Chaque samedi, l’historien Fabrice d’Almeida nous offre une nouvelle approche de l’actualité en la replaçant dans son contexte historique.
Alors que le Festival de Cannes vient de débuter, une première controverse a éclaté autour du film de Maïwenn, Jeanne du Barry, avec Johnny Depp en tête d’affiche. Un groupe d’acteurs et d’actrices considère Depp comme un agresseur et coupable de violences conjugales. Depp se défend et trouve ridicule cette mobilisation autour d’une « fiction ».
Ce type de bataille d’opinion n’est pas nouveau à Cannes. On peut même dire que le Festival est né de la lutte idéologique entre les démocraties et les dictatures. En effet, sa création, initialement prévue en 1939, était due à la volonté de Jean Zay, ministre de l’Éducation nationale chargé de la Culture, choqué par les résultats du Festival de Venise, La Mostra, qui avait favorisé les films nazis allemands et fascistes italiens l’année précédente. Zay soupçonnait Mussolini d’avoir influencé ces résultats. Il voulait créer en France un lieu de reconnaissance pour le cinéma des démocraties. La guerre en 1939 empêche la tenue du Festival, programmé pour septembre de la même année.

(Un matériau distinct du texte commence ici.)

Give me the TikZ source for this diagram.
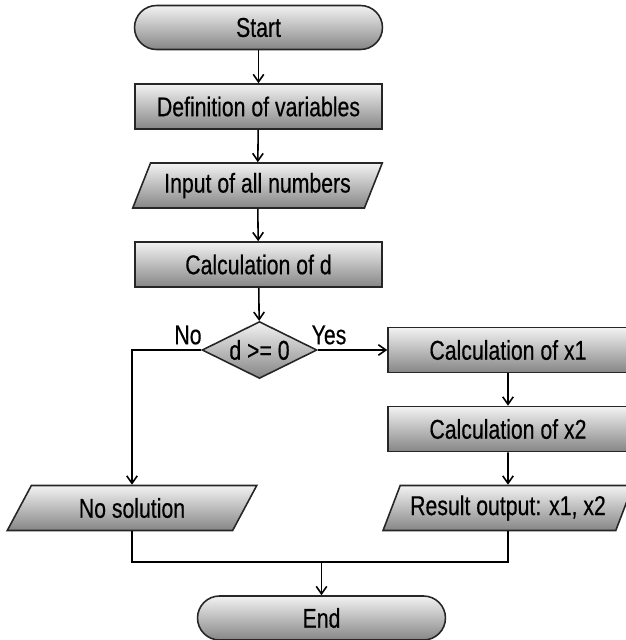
\documentclass[tikz,border=0pt]{standalone}
\usepackage{fontspec}
\setmainfont{Liberation Sans}[FakeStretch=0.78,FakeBold=0.4]
\usetikzlibrary{positioning,arrows.meta,shapes.geometric}

\begin{document}
\begin{tikzpicture}[x=0.02cm,y=-0.02cm,line width=0.9pt,
  font=\fontsize{15.5}{18}\selectfont,
  >={Straight Barb[length=1.5mm,width=2.1mm]},
  grad/.style={draw=black!85,top color=gray!10,bottom color=gray!95},
  term/.style={grad,rectangle,rounded corners=4.4mm,minimum width=4.96cm,minimum height=0.88cm},
  proc/.style={grad,rectangle,minimum width=4.94cm,minimum height=0.9cm},
  io/.style={grad,trapezium,trapezium left angle=66,trapezium right angle=114,
    trapezium stretches=true,minimum width=5cm,minimum height=0.9cm},
  dec/.style={grad,diamond,aspect=2,inner sep=0pt,minimum width=2.3cm,minimum height=1.14cm}]
\useasboundingbox (0,0) rectangle (626,640);
% main column
\node[term] (start) at (258.5,27.5) {Start};
\node[proc] (vars) at (258.5,106.5) {Definition of variables};
\node[io] (input) at (257.5,185.5) {Input of all numbers};
\node[proc] (calcd) at (258.5,264.5) {Calculation of d};
\node[dec] (cond) at (259.5,350) {d >= 0};
\node (no) at (188,335) {No};
\node (yes) at (329,335) {Yes};
% yes branch
\node[proc,minimum width=4.8cm] (x1) at (508,350) {Calculation of x1};
\node[proc,minimum width=4.8cm] (x2) at (508,429) {Calculation of x2};
\node[io] (result) at (508,508) {Result output: x1, x2};
% no branch
\node[io] (nosol) at (132,508) {No solution};
\node[term] (end) at (321.5,618) {End};
\coordinate (join) at (321.5,562);
\draw[->] (start) -- (vars);
\draw[->] (vars) -- (input);
\draw[->] (input) -- (calcd);
\draw[->] (calcd) -- (cond);
\draw[->] (cond.east) -- (x1.west);
\draw[->] (x1) -- (x2);
\draw[->] (x2) -- (result);
\draw[->] (cond.west) -| (nosol.north);
\draw (nosol.south) |- (join) -| (result.south);
\draw[->] (join) -- (end);
\end{tikzpicture}
\end{document}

Lorsque le Festival reprend après la Seconde Guerre mondiale, il porte en lui ce lien avec les grands conflits de l’époque, notamment la guerre froide, car il invite des cinéastes de tous les pays : beaucoup d’Américains, mais aussi des Soviétiques. Cependant, la plus grande bataille de Cannes a eu lieu en mai 1968. Un groupe de réalisateurs, avec notamment Truffaut et Godard, décide de demander l’arrêt du Festival pour montrer leur solidarité avec les étudiants en grève, et finit par obtenir gain de cause, non sans quelques échanges de noms d’oiseaux lors des assemblées.
Le reflet du monde dans les films de Cannes
En réalité, chaque grand conflit est représenté sur le grand écran à Cannes : la guerre du Vietnam en 1979, par exemple avec la Palme d’or pour Apocalypse Now, ou pendant la guerre en ex-Yougoslavie, les controverses autour d’Émir Kusturica lors de la présentation d’Underground, car le réalisateur serbe critique les Croates et les Bosniaques comme collaborateurs du nazisme.
En 2018, le Festival est marqué par les tensions autour du mouvement #meetoo et d’Harvey Weinstein, qui avait été honoré à Cannes dès 1994 avec Pulp Fiction de Tarantino, film lui-même au centre d’une polémique sur sa mise en scène de la violence. Et l’année dernière, la guerre en Ukraine était également représentée au Festival.
Cannes est bien le reflet des grands clivages de notre monde. Mais il est bien plus que cela. Le personnage principal du Festival reste le cinéma. Derrière lui, de nombreux seconds rôles font vivre cette industrie : producteurs, acheteurs de droits, avocats et financiers qui font du Festival de Cannes le plus grand marché mondial du cinéma. C’est un avantage pour la France, souvent oublié, dans la grande bataille économique mondiale.